**YOUR INSTRUCTIONS:** Lines from the one containing "Give me the TikZ source for this diagram." to the one containing "(comb3) -- (xcasc);", both lines included, are to be extracted exactly from the data below; pictures are excluded.

[Plotting code records]
· · · · · · ·

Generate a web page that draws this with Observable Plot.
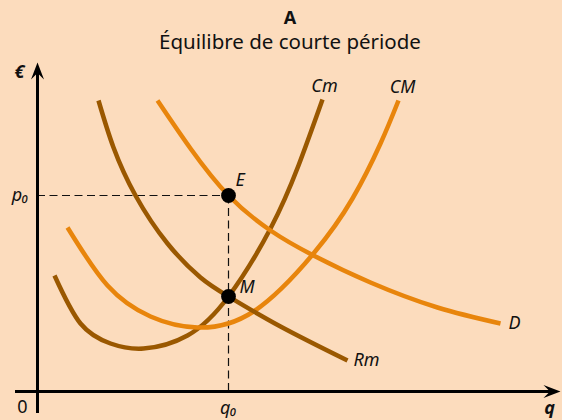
<!DOCTYPE html>
<html>
<head>
<meta charset="utf-8">
<script src="https://cdn.jsdelivr.net/npm/d3@7"></script>
<script src="https://cdn.jsdelivr.net/npm/@observablehq/plot@0.6"></script>
<style>
  body { margin: 0; background: #fcdcbd; font-family: "Noto Sans", sans-serif; }
  #wrap { width: 562px; height: 420px; overflow: hidden; }
  .t1 { height: 30px; line-height: 24px; padding-top: 5px; box-sizing: border-box; text-align: center; padding-left: 18px; font-weight: bold; font-size: 18px; color: #111; }
  .t2 { height: 22px; line-height: 22px; text-align: center; padding-left: 18px; font-size: 20.5px; color: #111; }
  svg { display: block; }
</style>
</head>
<body>
<div id="wrap">
  <div class="t1">A</div>
  <div class="t2">Équilibre de courte période</div>
  <div id="chart"></div>
</div>
<script>
// Curves: [q, price]
const cmCurve = [[17,116],[43,68],[73,48],[106,43],[150,56],[191,95],[233,163],[261,226],[285,292]];
const cMCurve = [[30,164],[70,106],[113,75],[160,64],[216,80],[276,138],[315,193],[343,248],[361,291]];
const dCurve  = [[120,291],[153,243],[191,196],[233,161],[276,136],[333,109],[400,84],[463,68]];
const rmCurve = [[61,291],[76,244],[98,196],[130,148],[163,114],[191,95],[243,65],[310,31]];

const q0 = 191, p0 = 196;
const pointE = {name: "E", q: q0, p: p0};
const pointM = {name: "M", q: q0, p: 95};
const axisExtent = {qMin: -22, qMax: 523, pMin: -22, pMax: 329};

const dark = "#9a5800", orange = "#e8850c";
const curves = [
  {name: "Cm", pts: cmCurve, color: dark},
  {name: "CM", pts: cMCurve, color: orange},
  {name: "D",  pts: dCurve,  color: orange},
  {name: "Rm", pts: rmCurve, color: dark}
];

// swept arrowhead, tip at the origin pointing up
const arrowHead = {
  draw(ctx) {
    const L = 17, w = 6.5;
    ctx.moveTo(0, 0);
    ctx.lineTo(w, L);
    ctx.lineTo(0, L * 0.62);
    ctx.lineTo(-w, L);
    ctx.closePath();
  }
};

const font = "Noto Sans, sans-serif";
const lastOf = c => c.pts[c.pts.length - 1];

const marks = [];
// dashed guides
marks.push(Plot.ruleY([p0], {x1: 0, x2: q0, stroke: "#111", strokeWidth: 1.2, strokeDasharray: "8,4.5"}));
marks.push(Plot.ruleX([q0], {y1: 0, y2: p0, stroke: "#111", strokeWidth: 1.2, strokeDasharray: "8,4.5"}));
// axes
marks.push(Plot.ruleY([0], {x1: axisExtent.qMin, x2: axisExtent.qMax - 8, stroke: "#000", strokeWidth: 3}));
marks.push(Plot.ruleX([0], {y1: axisExtent.pMin, y2: axisExtent.pMax - 8, stroke: "#000", strokeWidth: 3}));
marks.push(Plot.dot([{q: axisExtent.qMax, p: 0, r: 90}, {q: 0, p: axisExtent.pMax, r: 0}],
  {x: "q", y: "p", rotate: "r", symbol: arrowHead, fill: "#000", stroke: "none", r: 8}));
// curves
for (const c of curves) {
  marks.push(Plot.line(c.pts, {x: d => d[0], y: d => d[1], curve: "natural", stroke: c.color, strokeWidth: 4.5, strokeLinecap: "butt"}));
}
// points
marks.push(Plot.dot([pointE, pointM], {x: "q", y: "p", r: 7.4, fill: "#000"}));
marks.push(Plot.text([pointE], {x: "q", y: "p", text: "name", dx: 7, dy: -15, textAnchor: "start", fontStyle: "italic", fontSize: 18, fontFamily: font, fill: "#111"}));
marks.push(Plot.text([pointM], {x: "q", y: "p", text: "name", dx: 11, dy: -9, textAnchor: "start", fontStyle: "italic", fontSize: 18, fontFamily: font, fill: "#111"}));
// curve labels
const labelOffsets = {Cm: [2, -13, "middle"], CM: [4, -13, "middle"], D: [8, 0, "start"], Rm: [6, 0, "start"]};
for (const c of curves) {
  const [dx, dy, anchor] = labelOffsets[c.name];
  const e = lastOf(c);
  marks.push(Plot.text([{q: e[0], p: e[1], t: c.name}], {x: "q", y: "p", text: "t", dx, dy, textAnchor: anchor, fontStyle: "italic", fontSize: 18, fontFamily: font, fill: "#111"}));
}
// axis labels
marks.push(Plot.text([{q: 0, p: p0, t: "p₀"}], {x: "q", y: "p", text: "t", dx: -9, dy: 0, textAnchor: "end", fontStyle: "italic", fontSize: 18, fontFamily: font, fill: "#111"}));
marks.push(Plot.text([{q: q0, p: 0, t: "q₀"}], {x: "q", y: "p", text: "t", dx: 0, dy: 17, textAnchor: "middle", fontStyle: "italic", fontSize: 18, fontFamily: font, fill: "#111"}));
marks.push(Plot.text([{q: 0, p: 0, t: "0"}], {x: "q", y: "p", text: "t", dx: -15, dy: 16, textAnchor: "middle", fontSize: 18, fontFamily: font, fill: "#111"}));
marks.push(Plot.text([{q: axisExtent.qMax, p: 0, t: "q"}], {x: "q", y: "p", text: "t", dx: -11, dy: 17, textAnchor: "middle", fontStyle: "italic", fontWeight: "bold", fontSize: 18, fontFamily: font, fill: "#111"}));
marks.push(Plot.text([{q: 0, p: axisExtent.pMax, t: "€"}], {x: "q", y: "p", text: "t", dx: -18, dy: 10, textAnchor: "middle", fontStyle: "italic", fontWeight: "bold", fontSize: 18, fontFamily: font, fill: "#111"}));

const chart = Plot.plot({
  width: 562,
  height: 368,
  margin: 0,
  x: {domain: [0, 520], range: [37, 557], axis: null},
  y: {domain: [0, 330], range: [339, 9], axis: null},
  style: {background: "transparent", overflow: "visible", fontFamily: font},
  marks
});
document.getElementById("chart").appendChild(chart);
</script>
</body>
</html>
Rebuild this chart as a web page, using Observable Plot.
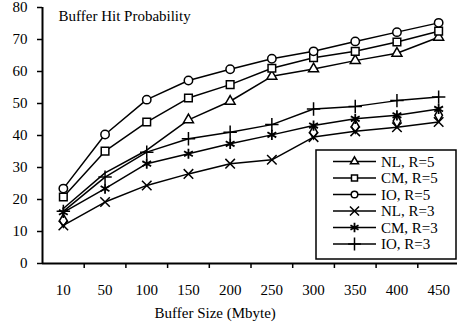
<!DOCTYPE html>
<html><head><meta charset="utf-8">
<script src="https://cdn.jsdelivr.net/npm/d3@7"></script>
<script src="https://cdn.jsdelivr.net/npm/@observablehq/plot@0.6"></script>
<style>body{margin:0;background:#fff}</style>
</head><body><div id="chart"></div>
<script>
const sizes = [10, 50, 100, 150, 200, 250, 300, 350, 400, 450];
const seriesNames = ["NL, R=5", "CM, R=5", "IO, R=5", "NL, R=3", "CM, R=3", "IO, R=3"];
const seriesSymbols = ["triangle", "square", "circle", "times", "asterisk", "plus"];
const nl5 = [17.2, 28.3, 35.4, 44.9, 50.7, 58.5, 60.8, 63.4, 65.7, 70.7];
const cm5 = [20.8, 35.1, 44.2, 51.7, 55.9, 61, 64.3, 66.3, 69.2, 72.6];
const io5 = [23.4, 40.3, 51.2, 57.2, 60.7, 64, 66.3, 69.4, 72.3, 75.2];
const nl3 = [11.9, 19.2, 24.4, 28, 31.2, 32.4, 39.5, 41.3, 42.6, 44.2];
const cm3 = [16, 23.4, 31.2, 34.3, 37.4, 40.2, 43.1, 45.2, 46.3, 48.3];
const io3 = [16.3, 27, 34.8, 39, 41, 43.4, 48.3, 49.1, 50.9, 52];
const extraDiamond = [13.4, null, null, null, null, null, 41, 42.8, 44.5, 46.3];
// sizes at which the NL, R=5 triangle marker is not visible in the source figure
const nl5HiddenMarkerSizes = [10, 50, 100];
const yTicks = [0, 10, 20, 30, 40, 50, 60, 70, 80];
const titleText = "Buffer Hit Probability";
const xLabel = "Buffer Size (Mbyte)";

const seriesValues = [nl5, cm5, io5, nl3, cm3, io3];
const rows = seriesValues.flatMap((vs, s) => vs.map((v, i) => ({series: seriesNames[s], i, v})));
const dotRows = rows.filter(d => !(d.series === seriesNames[0] && nl5HiddenMarkerSizes.includes(sizes[d.i])));
const diamondRows = extraDiamond.map((v, i) => ({i, v})).filter(d => d.v != null);

const font = "'Liberation Serif', 'Times New Roman', serif";
const symbolR = {triangle: 3.7, square: 4.3, circle: 4.2, times: 4.4, asterisk: 4.8, plus: 4.4, diamond: 4.0};
const legendR = {triangle: 3.0, square: 3.4, circle: 3.3, times: 4.2, asterisk: 4.4, plus: 4.2};

const dotMarks = seriesNames.map((name, k) =>
  Plot.dot(dotRows.filter(d => d.series === name), {
    x: "i", y: "v", symbol: () => seriesSymbols[k], r: symbolR[seriesSymbols[k]],
    stroke: "#000", fill: "#fff", strokeWidth: seriesSymbols[k] === "asterisk" ? 1.8 : 1.5
  })
);

const plot = Plot.plot({
  width: 457,
  height: 324,
  marginLeft: 42,
  marginTop: 7,
  marginRight: 0,
  marginBottom: 61,
  style: {fontFamily: font, fontSize: "15px", color: "#000", background: "#fff"},
  x: {type: "linear", domain: [-0.5, sizes.length - 0.5], range: [42, 459]},
  y: {domain: [0, 80]},
  marks: [
    Plot.axisY(yTicks, {tickSize: 5, tickPadding: 10, label: null, fontSize: 15, strokeWidth: 1.5}),
    Plot.axisX(d3.range(sizes.length), {tickSize: 0, tickPadding: 21, tickFormat: i => String(sizes[i]), label: null, fontSize: 15}),
    Plot.axisX(d3.range(0.5, sizes.length - 1), {tickSize: 5, tickFormat: () => "", label: null, strokeWidth: 1.5}),
    Plot.ruleX([-0.5], {strokeWidth: 2}),
    Plot.ruleY([0], {strokeWidth: 2}),
    Plot.line(rows, {x: "i", y: "v", z: "series", stroke: "#000", strokeWidth: 1.5}),
    Plot.dot(diamondRows, {x: "i", y: "v", symbol: () => "diamond", r: symbolR.diamond, stroke: "#000", fill: "none", strokeWidth: 1.5}),
    ...dotMarks,
    Plot.text([titleText], {frameAnchor: "top-left", dx: 16, dy: 3, textAnchor: "start", lineAnchor: "top", fontSize: 15}),
    Plot.text([xLabel], {frameAnchor: "bottom-left", dx: 112, dy: 50, textAnchor: "start", lineAnchor: "middle", fontSize: 15})
  ]
});

// legend
const symMap = {triangle: d3.symbolTriangle, square: d3.symbolSquare, circle: d3.symbolCircle,
  times: d3.symbolTimes, asterisk: d3.symbolAsterisk, plus: d3.symbolPlus};
const svg = d3.select(plot);
const lg = svg.append("g").attr("font-family", font).attr("font-size", 15).attr("text-anchor", "start");
lg.append("rect").attr("x", 316).attr("y", 150).attr("width", 140).attr("height", 109)
  .attr("fill", "#fff").attr("stroke", "#000").attr("stroke-width", 1.5);
seriesNames.forEach((name, k) => {
  const y = 161.5 + k * 16.5;
  const sym = seriesSymbols[k];
  lg.append("line").attr("x1", 333).attr("x2", 376).attr("y1", y).attr("y2", y)
    .attr("stroke", "#000").attr("stroke-width", 1.5);
  lg.append("path").attr("transform", `translate(354.5,${y})`)
    .attr("d", d3.symbol(symMap[sym], Math.PI * legendR[sym] * legendR[sym])())
    .attr("fill", "#fff").attr("stroke", "#000").attr("stroke-width", sym === "asterisk" ? 1.8 : 1.5);
  lg.append("text").attr("x", 381).attr("y", y).attr("dy", "0.35em").attr("text-anchor", "start").text(name);
});

document.getElementById("chart").appendChild(plot);
</script>
</body></html>
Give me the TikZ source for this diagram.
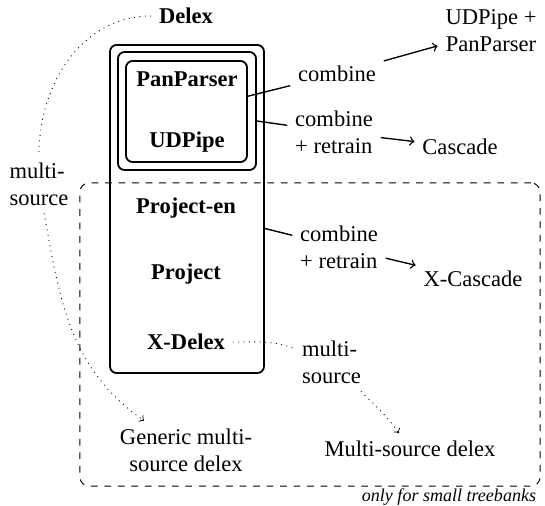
\documentclass[tikz,border=0pt]{standalone}
\usepackage{fontspec}
\setmainfont{Liberation Serif}
\begin{document}
\begin{tikzpicture}[x=0.0156cm,y=0.0156cm]

\tikzstyle{box} = [draw,thick,rounded corners=3pt,inner sep=0]
\tikzstyle{method} = [font=\bfseries]
\tikzstyle{conn} = [semithick]
\tikzstyle{ms} = [dotted]

\useasboundingbox (0,0) rectangle (545,-506);

\node [draw,dashed,rounded corners=4pt,minimum width=7.176cm,minimum height=4.727cm] (small) at (310,-334.5) {};
\node [anchor=east,font=\footnotesize\itshape] (note) at (544,-497) {only for small treebanks};

\node [box,minimum width=2.402cm,minimum height=5.117cm] (outer) at (187,-209) {};
\node [box,minimum width=2.153cm,minimum height=1.841cm] (middle) at (187,-111) {};
\node [box,minimum width=1.888cm,minimum height=1.576cm] (inner) at (186.5,-111.5) {};

\node [method] (delex) at (186,-16) {Delex};
\node [method] (pan) at (187,-79) {PanParser};
\node [method] (udp) at (187,-142) {UDPipe};
\node [method] (projen) at (186,-208) {Project-en};
\node [method] (proj) at (186,-274) {Project};
\node [method] (xdel) at (186,-342) {X-Delex};

\node (comb1) at (337,-74) {combine};
\node [align=center] (udpp) at (491,-31) {UDPipe +\\PanParser};
\node [align=left] (comb2) at (334,-132) {combine\\+ retrain};
\node (casc) at (460,-147) {Cascade};
\node [align=left] (comb3) at (339,-247) {combine\\+ retrain};
\node (xcasc) at (473,-279) {X-Cascade};

\node [align=left] (ms1) at (39,-184) {multi-\\source};
\node [align=center] (gen) at (186,-450) {Generic multi-\\source delex};
\node [align=left] (ms2) at (331.5,-362) {multi-\\source};
\node (msd) at (410,-449) {Multi-source delex};

\draw [conn] (inner) -- (comb1);
\draw [conn,->] (comb1) -- (udpp);
\draw [conn] (middle) -- (comb2);
\draw [conn,->] (comb2) -- (casc);
\draw [conn] (outer) -- (comb3);
\draw [conn,->] (comb3) -- (xcasc);

\draw [ms] (delex) to[out=180,in=90] (ms1);
\draw [ms,->] (ms1) to[out=-80,in=145] (gen);
\draw [ms] (xdel) to[out=0,in=160] (ms2);
\draw [ms,->] (ms2) to[out=-45,in=125] (msd);
\end{tikzpicture}
\end{document}
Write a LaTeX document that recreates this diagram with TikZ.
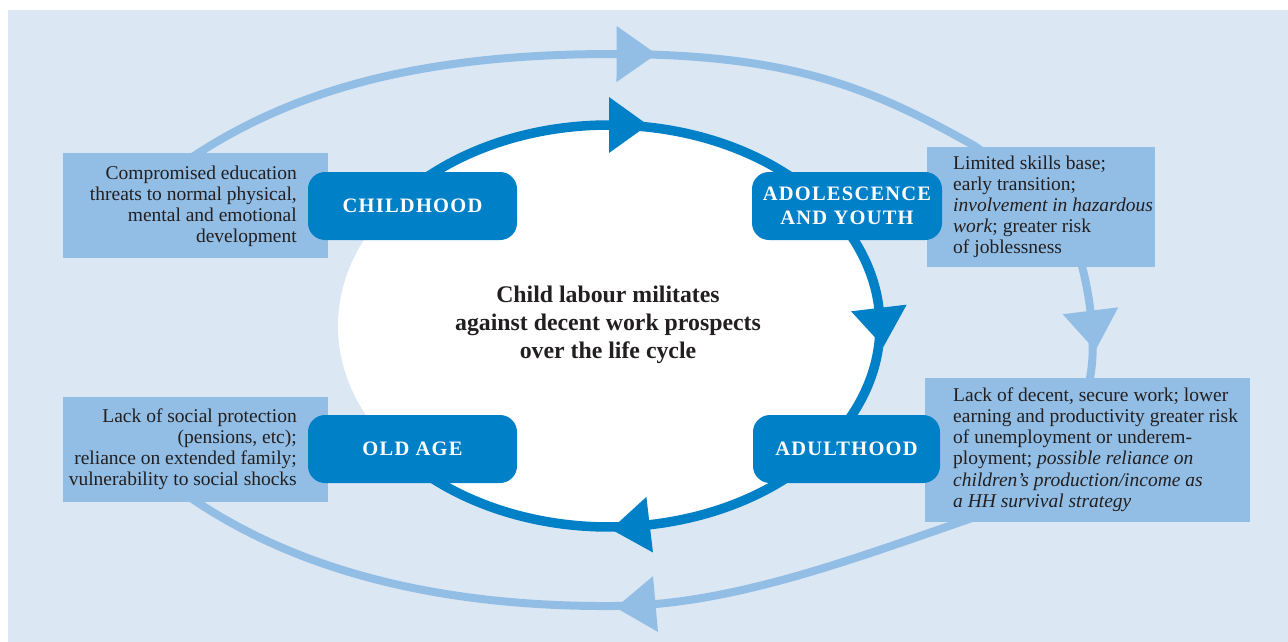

· · · · · · ·

**COMPLETE RESPONSE:**
Give me the TikZ source for this diagram.
\documentclass[tikz,border=0pt]{standalone}
\usepackage{fontspec}
\setmainfont{Liberation Serif}
\begin{document}
\begin{tikzpicture}[x=0.0156cm,y=0.0156cm]

\tikzstyle{box} = [draw,thick,rounded corners=3pt,inner sep=0]
\tikzstyle{method} = [font=\bfseries]
\tikzstyle{conn} = [semithick]
\tikzstyle{ms} = [dotted]

\useasboundingbox (0,0) rectangle (545,-506);

\node [draw,dashed,rounded corners=4pt,minimum width=7.176cm,minimum height=4.727cm] (small) at (310,-334.5) {};
\node [anchor=east,font=\footnotesize\itshape] (note) at (544,-497) {only for small treebanks};

\node [box,minimum width=2.402cm,minimum height=5.117cm] (outer) at (187,-209) {};
\node [box,minimum width=2.153cm,minimum height=1.841cm] (middle) at (187,-111) {};
\node [box,minimum width=1.888cm,minimum height=1.576cm] (inner) at (186.5,-111.5) {};

\node [method] (delex) at (186,-16) {Delex};
\node [method] (pan) at (187,-79) {PanParser};
\node [method] (udp) at (187,-142) {UDPipe};
\node [method] (projen) at (186,-208) {Project-en};
\node [method] (proj) at (186,-274) {Project};
\node [method] (xdel) at (186,-342) {X-Delex};

\node (comb1) at (337,-74) {combine};
\node [align=center] (udpp) at (491,-31) {UDPipe +\\PanParser};
\node [align=left] (comb2) at (334,-132) {combine\\+ retrain};
\node (casc) at (460,-147) {Cascade};
\node [align=left] (comb3) at (339,-247) {combine\\+ retrain};
\node (xcasc) at (473,-279) {X-Cascade};

\node [align=left] (ms1) at (39,-184) {multi-\\source};
\node [align=center] (gen) at (186,-450) {Generic multi-\\source delex};
\node [align=left] (ms2) at (331.5,-362) {multi-\\source};
\node (msd) at (410,-449) {Multi-source delex};

\draw [conn] (inner) -- (comb1);
\draw [conn,->] (comb1) -- (udpp);
\draw [conn] (middle) -- (comb2);
\draw [conn,->] (comb2) -- (casc);
\draw [conn] (outer) -- (comb3);
\draw [conn,->] (comb3) -- (xcasc);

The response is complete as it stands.